[Supplied material start]

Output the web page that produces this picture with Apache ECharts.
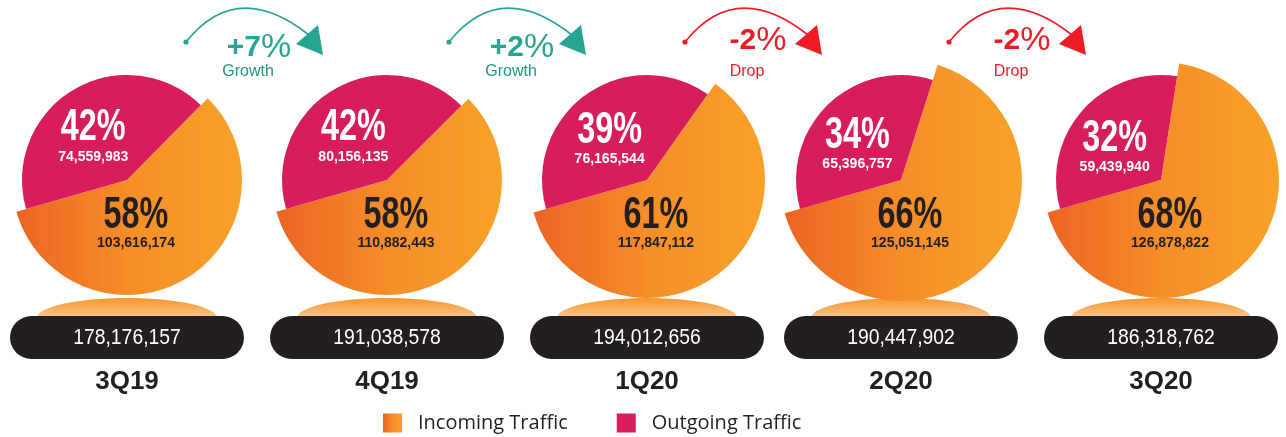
<!DOCTYPE html>
<html><head><meta charset="utf-8">
<style>html,body{margin:0;padding:0;background:#fff}#c{width:1286px;height:437px}</style>
<script src="https://cdn.jsdelivr.net/npm/echarts@6.0.0/dist/echarts.min.js"></script>
</head><body><div id="c"></div>
<script>
// ---- data ----
const quarters = ['3Q19', '4Q19', '1Q20', '2Q20', '3Q20'];
const incoming = [103616174, 110882443, 117847112, 125051145, 126878822];
const outgoing = [74559983, 80156135, 76165544, 65396757, 59439940];
const totals = [178176157, 191038578, 194012656, 190447902, 186318762];
const changeLabels = ['+7%', '+2%', '-2%', '-2%'];
const changeKinds = ['Growth', 'Growth', 'Drop', 'Drop'];

// ---- layout / style ----
const CX = [127, 387, 647, 901, 1161];
const CY = 180;
const R_PINK = 105;
const R_ORANGE = [115, 115, 118, 121, 118];
const ARROW_X = [259, 522, 758, 1022];
const START_ANGLE = 196;
const PINK = '#D81D5C';
const NONE = 'rgba(0,0,0,0)';
const DARK = '#231F20';
const SANS = "'Liberation Sans',Arial,sans-serif";
const NARROW_SCALE = 0.72;

const fmt = v => Number(v).toLocaleString('en-US');
const orangeGrad = () => new echarts.graphic.LinearGradient(0, 0, 1, 0, [
  {offset: 0, color: '#ED6424'}, {offset: 0.5, color: '#F58E28'}, {offset: 1, color: '#F8A22A'}
]);

const chart = echarts.init(document.getElementById('c'), null, {renderer: 'canvas'});
const series = [];
quarters.forEach((q, i) => {
  series.push({
    type: 'pie', name: q + ' incoming', center: [CX[i], CY], radius: [0, R_ORANGE[i]],
    startAngle: START_ANGLE, clockwise: true, silent: true, animation: false,
    avoidLabelOverlap: false, emphasis: {disabled: true}, labelLine: {show: false},
    label: {show: false},
    data: [
      {name: 'Outgoing Traffic', value: outgoing[i], itemStyle: {color: NONE}},
      {name: 'Incoming Traffic', value: incoming[i], itemStyle: {color: orangeGrad()}}
    ]
  });
  series.push({
    type: 'pie', name: q + ' outgoing', center: [CX[i], CY], radius: [0, R_PINK],
    startAngle: START_ANGLE, clockwise: true, silent: true, animation: false,
    avoidLabelOverlap: false, emphasis: {disabled: true}, labelLine: {show: false},
    label: {show: false},
    data: [
      {name: 'Outgoing Traffic', value: outgoing[i], itemStyle: {color: PINK}},
      {name: 'Incoming Traffic', value: incoming[i], itemStyle: {color: NONE}}
    ]
  });
});

const graphics = [];
function txt(x, y, text, color, size, weight, scaleX, z) {
  return {type: 'text', z: z || 10, silent: true, x: x, y: y, scaleX: scaleX || 1,
    style: {text: text, fill: color, font: (weight || 'normal') + ' ' + size + 'px ' + SANS,
      align: 'center', verticalAlign: 'middle'}};
}
quarters.forEach((q, i) => {
  const cx = CX[i];
  const tot = incoming[i] + outgoing[i];
  const outFrac = outgoing[i] / tot;
  const inPct = Math.round(incoming[i] / tot * 100);
  const outPct = Math.round(outFrac * 100);
  // pink slice label, placed along the slice's middle direction
  const th = (START_ANGLE - outFrac * 180) * Math.PI / 180;
  const px = cx + 52.5 * Math.cos(th) - 7;
  const py = CY - 52.5 * Math.sin(th) + 7;
  graphics.push(txt(px, py - 14, outPct + '%', '#fff', 45, 'bold', NARROW_SCALE));
  graphics.push(txt(px, py + 15, fmt(outgoing[i]), '#fff', 14, 'bold'));
  // orange slice label
  graphics.push(txt(cx + 9, CY + 36, inPct + '%', DARK, 45, 'bold', NARROW_SCALE));
  graphics.push(txt(cx + 9, CY + 63, fmt(incoming[i]), DARK, 14, 'bold'));

  graphics.push({type: 'ellipse', z: 1, silent: true, shape: {cx: cx, cy: 318, rx: 90, ry: 20},
    style: {fill: new echarts.graphic.LinearGradient(0, 0, 0, 1, [
      {offset: 0, color: '#F7962C'}, {offset: 1, color: '#FFF3EA'}])}});
  graphics.push({type: 'rect', z: 5, silent: true,
    shape: {x: cx - 117, y: 316, width: 234, height: 43, r: 21.5}, style: {fill: DARK}});
  graphics.push(txt(cx, 338, fmt(totals[i]), '#fff', 22, 'normal', 0.88));
  graphics.push(txt(cx, 382, q, DARK, 26, 'bold'));
});
changeLabels.forEach((lab, i) => {
  const t = ARROW_X[i];
  const up = changeKinds[i] === 'Growth';
  const col = up ? '#26A595' : '#ED1C24';
  const txtCol = up ? '#1E9585' : '#ED1C24';
  graphics.push({type: 'bezierCurve', z: 6, silent: true,
    shape: {x1: t - 73, y1: 42, cpx1: t - 22, cpy1: -22, x2: t + 50, y2: 35},
    style: {stroke: col, lineWidth: 1.6, fill: null}});
  graphics.push({type: 'circle', z: 6, silent: true, shape: {cx: t - 73, cy: 42, r: 2.6}, style: {fill: col}});
  graphics.push({type: 'polygon', z: 6, silent: true,
    shape: {points: [[t + 37, 44], [t + 59, 25], [t + 64, 55]]}, style: {fill: col}});
  const num = lab.slice(0, -1);
  graphics.push({type: 'text', z: 6, silent: true, x: t, y: up ? 48 : 41,
    style: {text: '{b|' + num + '}{r|%}', align: 'center', verticalAlign: 'middle',
      rich: {b: {fontFamily: SANS, fontWeight: 'bold', fontSize: 30, fill: col, color: col},
             r: {fontFamily: SANS, fontSize: 34, fill: col, color: col}}}});
  graphics.push(txt(t - 11, 72, changeKinds[i], txtCol, 16, 'normal'));
});

chart.setOption({
  animation: false,
  legend: {
    left: 383, top: 413, padding: 0, itemWidth: 19, itemHeight: 19, itemGap: 49, icon: 'rect', selectedMode: false,
    textStyle: {fontFamily: 'Open Sans', fontSize: 20, color: DARK, padding: [6, 0, 0, 11]},
    data: [
      {name: 'Incoming Traffic', itemStyle: {color: orangeGrad()}},
      {name: 'Outgoing Traffic', itemStyle: {color: PINK}}
    ]
  },
  series: series,
  graphic: {elements: graphics}
});
</script></body></html>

[Supplied material end]

→ Work required:
Output the data exactly. Pictures don't belong in the result.

→ Result:
Output the web page that produces this picture with Apache ECharts.
<!DOCTYPE html>
<html><head><meta charset="utf-8">
<style>html,body{margin:0;padding:0;background:#fff}#c{width:1286px;height:437px}</style>
<script src="https://cdn.jsdelivr.net/npm/echarts@6.0.0/dist/echarts.min.js"></script>
</head><body><div id="c"></div>
<script>
// ---- data ----
const quarters = ['3Q19', '4Q19', '1Q20', '2Q20', '3Q20'];
const incoming = [103616174, 110882443, 117847112, 125051145, 126878822];
const outgoing = [74559983, 80156135, 76165544, 65396757, 59439940];
const totals = [178176157, 191038578, 194012656, 190447902, 186318762];
const changeLabels = ['+7%', '+2%', '-2%', '-2%'];
const changeKinds = ['Growth', 'Growth', 'Drop', 'Drop'];

// ---- layout / style ----
const CX = [127, 387, 647, 901, 1161];
const CY = 180;
const R_PINK = 105;
const R_ORANGE = [115, 115, 118, 121, 118];
const ARROW_X = [259, 522, 758, 1022];
const START_ANGLE = 196;
const PINK = '#D81D5C';
const NONE = 'rgba(0,0,0,0)';
const DARK = '#231F20';
const SANS = "'Liberation Sans',Arial,sans-serif";
const NARROW_SCALE = 0.72;

const fmt = v => Number(v).toLocaleString('en-US');
const orangeGrad = () => new echarts.graphic.LinearGradient(0, 0, 1, 0, [
  {offset: 0, color: '#ED6424'}, {offset: 0.5, color: '#F58E28'}, {offset: 1, color: '#F8A22A'}
]);

const chart = echarts.init(document.getElementById('c'), null, {renderer: 'canvas'});
const series = [];
quarters.forEach((q, i) => {
  series.push({
    type: 'pie', name: q + ' incoming', center: [CX[i], CY], radius: [0, R_ORANGE[i]],
    startAngle: START_ANGLE, clockwise: true, silent: true, animation: false,
    avoidLabelOverlap: false, emphasis: {disabled: true}, labelLine: {show: false},
    label: {show: false},
    data: [
      {name: 'Outgoing Traffic', value: outgoing[i], itemStyle: {color: NONE}},
      {name: 'Incoming Traffic', value: incoming[i], itemStyle: {color: orangeGrad()}}
    ]
  });
  series.push({
    type: 'pie', name: q + ' outgoing', center: [CX[i], CY], radius: [0, R_PINK],
    startAngle: START_ANGLE, clockwise: true, silent: true, animation: false,
    avoidLabelOverlap: false, emphasis: {disabled: true}, labelLine: {show: false},
    label: {show: false},
    data: [
      {name: 'Outgoing Traffic', value: outgoing[i], itemStyle: {color: PINK}},
      {name: 'Incoming Traffic', value: incoming[i], itemStyle: {color: NONE}}
    ]
  });
});

const graphics = [];
function txt(x, y, text, color, size, weight, scaleX, z) {
  return {type: 'text', z: z || 10, silent: true, x: x, y: y, scaleX: scaleX || 1,
    style: {text: text, fill: color, font: (weight || 'normal') + ' ' + size + 'px ' + SANS,
      align: 'center', verticalAlign: 'middle'}};
}
quarters.forEach((q, i) => {
  const cx = CX[i];
  const tot = incoming[i] + outgoing[i];
  const outFrac = outgoing[i] / tot;
  const inPct = Math.round(incoming[i] / tot * 100);
  const outPct = Math.round(outFrac * 100);
  // pink slice label, placed along the slice's middle direction
  const th = (START_ANGLE - outFrac * 180) * Math.PI / 180;
  const px = cx + 52.5 * Math.cos(th) - 7;
  const py = CY - 52.5 * Math.sin(th) + 7;
  graphics.push(txt(px, py - 14, outPct + '%', '#fff', 45, 'bold', NARROW_SCALE));
  graphics.push(txt(px, py + 15, fmt(outgoing[i]), '#fff', 14, 'bold'));
  // orange slice label
  graphics.push(txt(cx + 9, CY + 36, inPct + '%', DARK, 45, 'bold', NARROW_SCALE));
  graphics.push(txt(cx + 9, CY + 63, fmt(incoming[i]), DARK, 14, 'bold'));

  graphics.push({type: 'ellipse', z: 1, silent: true, shape: {cx: cx, cy: 318, rx: 90, ry: 20},
    style: {fill: new echarts.graphic.LinearGradient(0, 0, 0, 1, [
      {offset: 0, color: '#F7962C'}, {offset: 1, color: '#FFF3EA'}])}});
  graphics.push({type: 'rect', z: 5, silent: true,
    shape: {x: cx - 117, y: 316, width: 234, height: 43, r: 21.5}, style: {fill: DARK}});
  graphics.push(txt(cx, 338, fmt(totals[i]), '#fff', 22, 'normal', 0.88));
  graphics.push(txt(cx, 382, q, DARK, 26, 'bold'));
});
changeLabels.forEach((lab, i) => {
  const t = ARROW_X[i];
  const up = changeKinds[i] === 'Growth';
  const col = up ? '#26A595' : '#ED1C24';
  const txtCol = up ? '#1E9585' : '#ED1C24';
  graphics.push({type: 'bezierCurve', z: 6, silent: true,
    shape: {x1: t - 73, y1: 42, cpx1: t - 22, cpy1: -22, x2: t + 50, y2: 35},
    style: {stroke: col, lineWidth: 1.6, fill: null}});
  graphics.push({type: 'circle', z: 6, silent: true, shape: {cx: t - 73, cy: 42, r: 2.6}, style: {fill: col}});
  graphics.push({type: 'polygon', z: 6, silent: true,
    shape: {points: [[t + 37, 44], [t + 59, 25], [t + 64, 55]]}, style: {fill: col}});
  const num = lab.slice(0, -1);
  graphics.push({type: 'text', z: 6, silent: true, x: t, y: up ? 48 : 41,
    style: {text: '{b|' + num + '}{r|%}', align: 'center', verticalAlign: 'middle',
      rich: {b: {fontFamily: SANS, fontWeight: 'bold', fontSize: 30, fill: col, color: col},
             r: {fontFamily: SANS, fontSize: 34, fill: col, color: col}}}});
  graphics.push(txt(t - 11, 72, changeKinds[i], txtCol, 16, 'normal'));
});

chart.setOption({
  animation: false,
  legend: {
    left: 383, top: 413, padding: 0, itemWidth: 19, itemHeight: 19, itemGap: 49, icon: 'rect', selectedMode: false,
    textStyle: {fontFamily: 'Open Sans', fontSize: 20, color: DARK, padding: [6, 0, 0, 11]},
    data: [
      {name: 'Incoming Traffic', itemStyle: {color: orangeGrad()}},
      {name: 'Outgoing Traffic', itemStyle: {color: PINK}}
    ]
  },
  series: series,
  graphic: {elements: graphics}
});
</script></body></html>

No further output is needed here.